++++ Collected data ++++

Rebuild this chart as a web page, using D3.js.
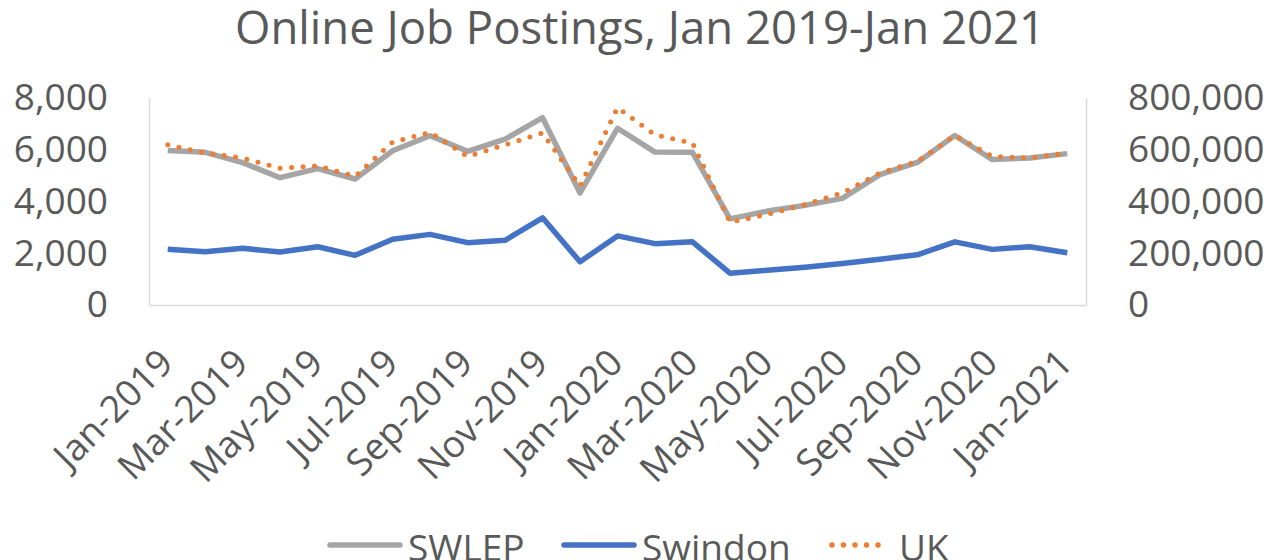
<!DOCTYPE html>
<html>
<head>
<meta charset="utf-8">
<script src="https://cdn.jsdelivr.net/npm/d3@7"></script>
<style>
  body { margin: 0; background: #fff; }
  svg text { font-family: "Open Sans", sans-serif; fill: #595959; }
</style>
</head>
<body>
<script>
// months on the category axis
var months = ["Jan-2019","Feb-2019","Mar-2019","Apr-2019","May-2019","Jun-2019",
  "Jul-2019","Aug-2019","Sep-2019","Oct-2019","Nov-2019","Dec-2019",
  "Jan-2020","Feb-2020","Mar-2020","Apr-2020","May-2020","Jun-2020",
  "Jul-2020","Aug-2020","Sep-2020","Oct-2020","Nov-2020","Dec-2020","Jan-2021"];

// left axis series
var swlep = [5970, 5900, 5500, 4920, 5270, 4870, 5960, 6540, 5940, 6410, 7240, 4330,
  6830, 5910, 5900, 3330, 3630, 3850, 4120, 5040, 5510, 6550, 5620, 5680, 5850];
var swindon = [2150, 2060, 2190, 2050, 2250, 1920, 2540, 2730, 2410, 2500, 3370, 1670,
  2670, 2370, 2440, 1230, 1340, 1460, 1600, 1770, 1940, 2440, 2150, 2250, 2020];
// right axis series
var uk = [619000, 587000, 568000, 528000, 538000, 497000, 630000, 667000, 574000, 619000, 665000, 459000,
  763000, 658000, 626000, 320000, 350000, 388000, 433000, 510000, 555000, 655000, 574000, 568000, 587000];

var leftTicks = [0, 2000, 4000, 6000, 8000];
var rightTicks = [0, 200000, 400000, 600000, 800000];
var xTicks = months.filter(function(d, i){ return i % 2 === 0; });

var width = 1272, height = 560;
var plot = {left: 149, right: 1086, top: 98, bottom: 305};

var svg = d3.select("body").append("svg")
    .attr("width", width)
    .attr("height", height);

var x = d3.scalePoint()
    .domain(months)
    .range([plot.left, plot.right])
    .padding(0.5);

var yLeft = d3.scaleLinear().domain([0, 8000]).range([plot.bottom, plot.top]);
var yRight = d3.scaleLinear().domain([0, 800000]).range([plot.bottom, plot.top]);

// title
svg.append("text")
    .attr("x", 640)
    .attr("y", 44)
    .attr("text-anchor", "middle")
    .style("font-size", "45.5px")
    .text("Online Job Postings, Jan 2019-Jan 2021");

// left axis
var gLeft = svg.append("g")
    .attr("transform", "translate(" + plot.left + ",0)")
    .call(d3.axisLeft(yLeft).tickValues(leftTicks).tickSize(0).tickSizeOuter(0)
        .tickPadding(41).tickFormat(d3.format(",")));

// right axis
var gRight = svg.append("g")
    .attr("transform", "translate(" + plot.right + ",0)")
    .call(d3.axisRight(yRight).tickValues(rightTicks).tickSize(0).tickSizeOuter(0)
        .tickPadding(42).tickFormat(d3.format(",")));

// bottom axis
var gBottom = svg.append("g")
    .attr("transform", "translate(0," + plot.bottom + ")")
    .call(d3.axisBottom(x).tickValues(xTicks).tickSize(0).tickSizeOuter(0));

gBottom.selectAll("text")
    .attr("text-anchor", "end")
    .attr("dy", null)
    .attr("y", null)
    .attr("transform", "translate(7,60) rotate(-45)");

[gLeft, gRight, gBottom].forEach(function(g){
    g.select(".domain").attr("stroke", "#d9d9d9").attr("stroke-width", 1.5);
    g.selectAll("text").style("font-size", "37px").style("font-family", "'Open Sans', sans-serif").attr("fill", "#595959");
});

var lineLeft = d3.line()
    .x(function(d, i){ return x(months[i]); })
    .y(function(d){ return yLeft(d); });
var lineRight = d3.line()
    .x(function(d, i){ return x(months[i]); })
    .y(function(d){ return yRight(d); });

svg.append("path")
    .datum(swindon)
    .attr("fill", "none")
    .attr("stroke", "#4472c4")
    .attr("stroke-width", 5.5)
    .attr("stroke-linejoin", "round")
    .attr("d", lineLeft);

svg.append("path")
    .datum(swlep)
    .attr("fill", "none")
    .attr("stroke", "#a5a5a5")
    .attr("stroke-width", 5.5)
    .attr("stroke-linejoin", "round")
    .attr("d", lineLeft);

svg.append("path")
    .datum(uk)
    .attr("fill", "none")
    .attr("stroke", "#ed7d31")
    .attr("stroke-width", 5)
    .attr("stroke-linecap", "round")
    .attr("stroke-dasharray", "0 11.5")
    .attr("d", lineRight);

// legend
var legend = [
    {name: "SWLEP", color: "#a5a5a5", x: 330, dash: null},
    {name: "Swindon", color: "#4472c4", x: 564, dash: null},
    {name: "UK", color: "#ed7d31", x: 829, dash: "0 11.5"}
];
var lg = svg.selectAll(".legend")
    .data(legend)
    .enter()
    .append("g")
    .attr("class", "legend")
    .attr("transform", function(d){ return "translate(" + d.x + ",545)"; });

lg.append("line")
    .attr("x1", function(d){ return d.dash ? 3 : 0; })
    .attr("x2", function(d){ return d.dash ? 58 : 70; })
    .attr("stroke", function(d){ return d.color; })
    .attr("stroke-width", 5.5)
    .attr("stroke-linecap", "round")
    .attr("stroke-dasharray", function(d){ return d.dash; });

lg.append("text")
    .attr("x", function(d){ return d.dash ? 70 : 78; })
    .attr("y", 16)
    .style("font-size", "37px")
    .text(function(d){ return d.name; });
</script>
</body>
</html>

++++

Task description. Repeat the data exactly, excluding the pictures.

Output below.
Rebuild this chart as a web page, using D3.js.
<!DOCTYPE html>
<html>
<head>
<meta charset="utf-8">
<script src="https://cdn.jsdelivr.net/npm/d3@7"></script>
<style>
  body { margin: 0; background: #fff; }
  svg text { font-family: "Open Sans", sans-serif; fill: #595959; }
</style>
</head>
<body>
<script>
// months on the category axis
var months = ["Jan-2019","Feb-2019","Mar-2019","Apr-2019","May-2019","Jun-2019",
  "Jul-2019","Aug-2019","Sep-2019","Oct-2019","Nov-2019","Dec-2019",
  "Jan-2020","Feb-2020","Mar-2020","Apr-2020","May-2020","Jun-2020",
  "Jul-2020","Aug-2020","Sep-2020","Oct-2020","Nov-2020","Dec-2020","Jan-2021"];

// left axis series
var swlep = [5970, 5900, 5500, 4920, 5270, 4870, 5960, 6540, 5940, 6410, 7240, 4330,
  6830, 5910, 5900, 3330, 3630, 3850, 4120, 5040, 5510, 6550, 5620, 5680, 5850];
var swindon = [2150, 2060, 2190, 2050, 2250, 1920, 2540, 2730, 2410, 2500, 3370, 1670,
  2670, 2370, 2440, 1230, 1340, 1460, 1600, 1770, 1940, 2440, 2150, 2250, 2020];
// right axis series
var uk = [619000, 587000, 568000, 528000, 538000, 497000, 630000, 667000, 574000, 619000, 665000, 459000,
  763000, 658000, 626000, 320000, 350000, 388000, 433000, 510000, 555000, 655000, 574000, 568000, 587000];

var leftTicks = [0, 2000, 4000, 6000, 8000];
var rightTicks = [0, 200000, 400000, 600000, 800000];
var xTicks = months.filter(function(d, i){ return i % 2 === 0; });

var width = 1272, height = 560;
var plot = {left: 149, right: 1086, top: 98, bottom: 305};

var svg = d3.select("body").append("svg")
    .attr("width", width)
    .attr("height", height);

var x = d3.scalePoint()
    .domain(months)
    .range([plot.left, plot.right])
    .padding(0.5);

var yLeft = d3.scaleLinear().domain([0, 8000]).range([plot.bottom, plot.top]);
var yRight = d3.scaleLinear().domain([0, 800000]).range([plot.bottom, plot.top]);

// title
svg.append("text")
    .attr("x", 640)
    .attr("y", 44)
    .attr("text-anchor", "middle")
    .style("font-size", "45.5px")
    .text("Online Job Postings, Jan 2019-Jan 2021");

// left axis
var gLeft = svg.append("g")
    .attr("transform", "translate(" + plot.left + ",0)")
    .call(d3.axisLeft(yLeft).tickValues(leftTicks).tickSize(0).tickSizeOuter(0)
        .tickPadding(41).tickFormat(d3.format(",")));

// right axis
var gRight = svg.append("g")
    .attr("transform", "translate(" + plot.right + ",0)")
    .call(d3.axisRight(yRight).tickValues(rightTicks).tickSize(0).tickSizeOuter(0)
        .tickPadding(42).tickFormat(d3.format(",")));

// bottom axis
var gBottom = svg.append("g")
    .attr("transform", "translate(0," + plot.bottom + ")")
    .call(d3.axisBottom(x).tickValues(xTicks).tickSize(0).tickSizeOuter(0));

gBottom.selectAll("text")
    .attr("text-anchor", "end")
    .attr("dy", null)
    .attr("y", null)
    .attr("transform", "translate(7,60) rotate(-45)");

[gLeft, gRight, gBottom].forEach(function(g){
    g.select(".domain").attr("stroke", "#d9d9d9").attr("stroke-width", 1.5);
    g.selectAll("text").style("font-size", "37px").style("font-family", "'Open Sans', sans-serif").attr("fill", "#595959");
});

var lineLeft = d3.line()
    .x(function(d, i){ return x(months[i]); })
    .y(function(d){ return yLeft(d); });
var lineRight = d3.line()
    .x(function(d, i){ return x(months[i]); })
    .y(function(d){ return yRight(d); });

svg.append("path")
    .datum(swindon)
    .attr("fill", "none")
    .attr("stroke", "#4472c4")
    .attr("stroke-width", 5.5)
    .attr("stroke-linejoin", "round")
    .attr("d", lineLeft);

svg.append("path")
    .datum(swlep)
    .attr("fill", "none")
    .attr("stroke", "#a5a5a5")
    .attr("stroke-width", 5.5)
    .attr("stroke-linejoin", "round")
    .attr("d", lineLeft);

svg.append("path")
    .datum(uk)
    .attr("fill", "none")
    .attr("stroke", "#ed7d31")
    .attr("stroke-width", 5)
    .attr("stroke-linecap", "round")
    .attr("stroke-dasharray", "0 11.5")
    .attr("d", lineRight);

// legend
var legend = [
    {name: "SWLEP", color: "#a5a5a5", x: 330, dash: null},
    {name: "Swindon", color: "#4472c4", x: 564, dash: null},
    {name: "UK", color: "#ed7d31", x: 829, dash: "0 11.5"}
];
var lg = svg.selectAll(".legend")
    .data(legend)
    .enter()
    .append("g")
    .attr("class", "legend")
    .attr("transform", function(d){ return "translate(" + d.x + ",545)"; });

lg.append("line")
    .attr("x1", function(d){ return d.dash ? 3 : 0; })
    .attr("x2", function(d){ return d.dash ? 58 : 70; })
    .attr("stroke", function(d){ return d.color; })
    .attr("stroke-width", 5.5)
    .attr("stroke-linecap", "round")
    .attr("stroke-dasharray", function(d){ return d.dash; });

lg.append("text")
    .attr("x", function(d){ return d.dash ? 70 : 78; })
    .attr("y", 16)
    .style("font-size", "37px")
    .text(function(d){ return d.name; });
</script>
</body>
</html>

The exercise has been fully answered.